| DATA EXTRACT |
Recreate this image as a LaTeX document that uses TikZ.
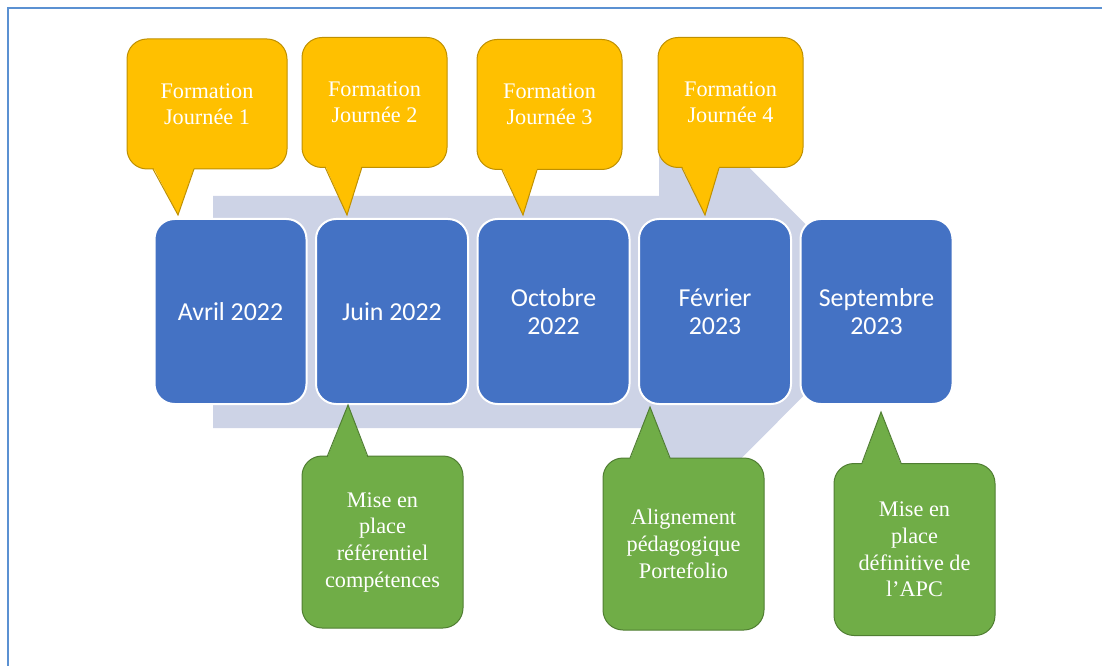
\documentclass[tikz,border=0pt]{standalone}
\usepackage{fontspec}
\setmainfont{Liberation Serif}
\newfontfamily\calibrifont{Carlito}
\definecolor{framecol}{RGB}{91,145,210}
\definecolor{arrowgray}{RGB}{205,211,230}
\definecolor{boxblue}{RGB}{68,114,196}
\definecolor{callyellow}{RGB}{255,192,0}
\definecolor{yellowline}{RGB}{191,144,0}
\definecolor{callgreen}{RGB}{112,173,71}
\definecolor{greenline}{RGB}{80,126,50}

\begin{document}
\begin{tikzpicture}[x=0.75pt,y=0.75pt,yscale=-1,xscale=1,
  datebox/.style={draw=white, line width=1.5pt, fill=boxblue, rounded corners=15pt,
    minimum width=114pt, minimum height=138.75pt, inner sep=0pt, align=center,
    text=white, font=\calibrifont\fontsize{19.4}{21}\selectfont},
  yellowcall/.style={draw=yellowline, line width=0.75pt, fill=callyellow, rounded corners=15pt,
    minimum width=108.75pt, minimum height=97.5pt, inner sep=0pt, align=center,
    text=white, font=\fontsize{16.7}{19.5}\selectfont},
  greencall/.style={draw=greenline, line width=0.75pt, fill=callgreen, rounded corners=15pt,
    minimum width=120.75pt, minimum height=129pt, inner sep=0pt, align=center,
    text=white, font=\fontsize{16.7}{20}\selectfont},
  yellowtip/.style={draw=yellowline, line width=0.75pt},
  greentip/.style={draw=greenline, line width=0.75pt}]
\useasboundingbox (0,0) rectangle (1102,666);

%Frame
\draw [framecol, line width=1.5pt] (8,666) -- (8,8) -- (1102,8) ;

%Shape: Big arrow behind the dates
\fill [arrowgray] (213,196) -- (659,196) -- (659,77) -- (890,309) -- (659,541) -- (659,428) -- (213,428) -- cycle ;

% Date boxes
\node [datebox] (avril) at (230.5,311.5) {Avril 2022};
\node [datebox] (juin) at (392,311.5) {Juin 2022};
\node [datebox] (octobre) at (553.5,311.5) {Octobre\\2022};
\node [datebox] (fevrier) at (715,311.5) {Février\\2023};
\node [datebox] (septembre) at (876.5,311.5) {Septembre\\2023};

%Callout: Journee 1
\node [yellowcall, minimum width=120pt] (form1) at (207,104) {Formation\\Journée 1};
\fill [callyellow] (152,165) -- (178,215) -- (195,165) -- cycle ;
\draw [yellowtip] (153,169) -- (178,215) -- (194,169) ;
%Callout: Journee 2
\node [yellowcall] (form2) at (374.5,102.5) {Formation\\Journée 2};
\fill [callyellow] (324,163) -- (347,215) -- (363,163) -- cycle ;
\draw [yellowtip] (325,167) -- (347,215) -- (362,167) ;
%Callout: Journee 3
\node [yellowcall] (form3) at (549.5,104.5) {Formation\\Journée 3};
\fill [callyellow] (501,166) -- (523,215) -- (538,166) -- cycle ;
\draw [yellowtip] (502,170) -- (523,215) -- (537,170) ;
%Callout: Journee 4
\node [yellowcall] (form4) at (730.5,102.5) {Formation\\Journée 4};
\fill [callyellow] (681,164) -- (705,215) -- (720,164) -- cycle ;
\draw [yellowtip] (682,168) -- (705,215) -- (719,168) ;

%Callout: referentiel
\node [greencall] (referentiel) at (382.5,542) {Mise en\\place\\référentiel\\compétences};
\fill [callgreen] (326,461) -- (348,405) -- (369,461) -- cycle ;
\draw [greentip] (327,457) -- (348,405) -- (368,457) ;
%Callout: alignement
\node [greencall] (alignement) at (683.5,544) {Alignement\\pédagogique\\Portefolio};
\fill [callgreen] (629,462) -- (650,407) -- (671,462) -- cycle ;
\draw [greentip] (630,458) -- (650,407) -- (670,458) ;
%Callout: APC
\node [greencall] (apc) at (914.5,549.5) {Mise en\\place\\définitive de\\l’APC};
\fill [callgreen] (861,467) -- (881,412) -- (902,467) -- cycle ;
\draw [greentip] (862,463) -- (881,412) -- (901,463) ;

\end{tikzpicture}
\end{document}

| STATED GOAL |
Transcribe the whole listing exactly. Pictures stay out of your copy.

| EXPECTED ANSWER |
Recreate this image as a LaTeX document that uses TikZ.
\documentclass[tikz,border=0pt]{standalone}
\usepackage{fontspec}
\setmainfont{Liberation Serif}
\newfontfamily\calibrifont{Carlito}
\definecolor{framecol}{RGB}{91,145,210}
\definecolor{arrowgray}{RGB}{205,211,230}
\definecolor{boxblue}{RGB}{68,114,196}
\definecolor{callyellow}{RGB}{255,192,0}
\definecolor{yellowline}{RGB}{191,144,0}
\definecolor{callgreen}{RGB}{112,173,71}
\definecolor{greenline}{RGB}{80,126,50}

\begin{document}
\begin{tikzpicture}[x=0.75pt,y=0.75pt,yscale=-1,xscale=1,
  datebox/.style={draw=white, line width=1.5pt, fill=boxblue, rounded corners=15pt,
    minimum width=114pt, minimum height=138.75pt, inner sep=0pt, align=center,
    text=white, font=\calibrifont\fontsize{19.4}{21}\selectfont},
  yellowcall/.style={draw=yellowline, line width=0.75pt, fill=callyellow, rounded corners=15pt,
    minimum width=108.75pt, minimum height=97.5pt, inner sep=0pt, align=center,
    text=white, font=\fontsize{16.7}{19.5}\selectfont},
  greencall/.style={draw=greenline, line width=0.75pt, fill=callgreen, rounded corners=15pt,
    minimum width=120.75pt, minimum height=129pt, inner sep=0pt, align=center,
    text=white, font=\fontsize{16.7}{20}\selectfont},
  yellowtip/.style={draw=yellowline, line width=0.75pt},
  greentip/.style={draw=greenline, line width=0.75pt}]
\useasboundingbox (0,0) rectangle (1102,666);

%Frame
\draw [framecol, line width=1.5pt] (8,666) -- (8,8) -- (1102,8) ;

%Shape: Big arrow behind the dates
\fill [arrowgray] (213,196) -- (659,196) -- (659,77) -- (890,309) -- (659,541) -- (659,428) -- (213,428) -- cycle ;

% Date boxes
\node [datebox] (avril) at (230.5,311.5) {Avril 2022};
\node [datebox] (juin) at (392,311.5) {Juin 2022};
\node [datebox] (octobre) at (553.5,311.5) {Octobre\\2022};
\node [datebox] (fevrier) at (715,311.5) {Février\\2023};
\node [datebox] (septembre) at (876.5,311.5) {Septembre\\2023};

%Callout: Journee 1
\node [yellowcall, minimum width=120pt] (form1) at (207,104) {Formation\\Journée 1};
\fill [callyellow] (152,165) -- (178,215) -- (195,165) -- cycle ;
\draw [yellowtip] (153,169) -- (178,215) -- (194,169) ;
%Callout: Journee 2
\node [yellowcall] (form2) at (374.5,102.5) {Formation\\Journée 2};
\fill [callyellow] (324,163) -- (347,215) -- (363,163) -- cycle ;
\draw [yellowtip] (325,167) -- (347,215) -- (362,167) ;
%Callout: Journee 3
\node [yellowcall] (form3) at (549.5,104.5) {Formation\\Journée 3};
\fill [callyellow] (501,166) -- (523,215) -- (538,166) -- cycle ;
\draw [yellowtip] (502,170) -- (523,215) -- (537,170) ;
%Callout: Journee 4
\node [yellowcall] (form4) at (730.5,102.5) {Formation\\Journée 4};
\fill [callyellow] (681,164) -- (705,215) -- (720,164) -- cycle ;
\draw [yellowtip] (682,168) -- (705,215) -- (719,168) ;

%Callout: referentiel
\node [greencall] (referentiel) at (382.5,542) {Mise en\\place\\référentiel\\compétences};
\fill [callgreen] (326,461) -- (348,405) -- (369,461) -- cycle ;
\draw [greentip] (327,457) -- (348,405) -- (368,457) ;
%Callout: alignement
\node [greencall] (alignement) at (683.5,544) {Alignement\\pédagogique\\Portefolio};
\fill [callgreen] (629,462) -- (650,407) -- (671,462) -- cycle ;
\draw [greentip] (630,458) -- (650,407) -- (670,458) ;
%Callout: APC
\node [greencall] (apc) at (914.5,549.5) {Mise en\\place\\définitive de\\l’APC};
\fill [callgreen] (861,467) -- (881,412) -- (902,467) -- cycle ;
\draw [greentip] (862,463) -- (881,412) -- (901,463) ;

\end{tikzpicture}
\end{document}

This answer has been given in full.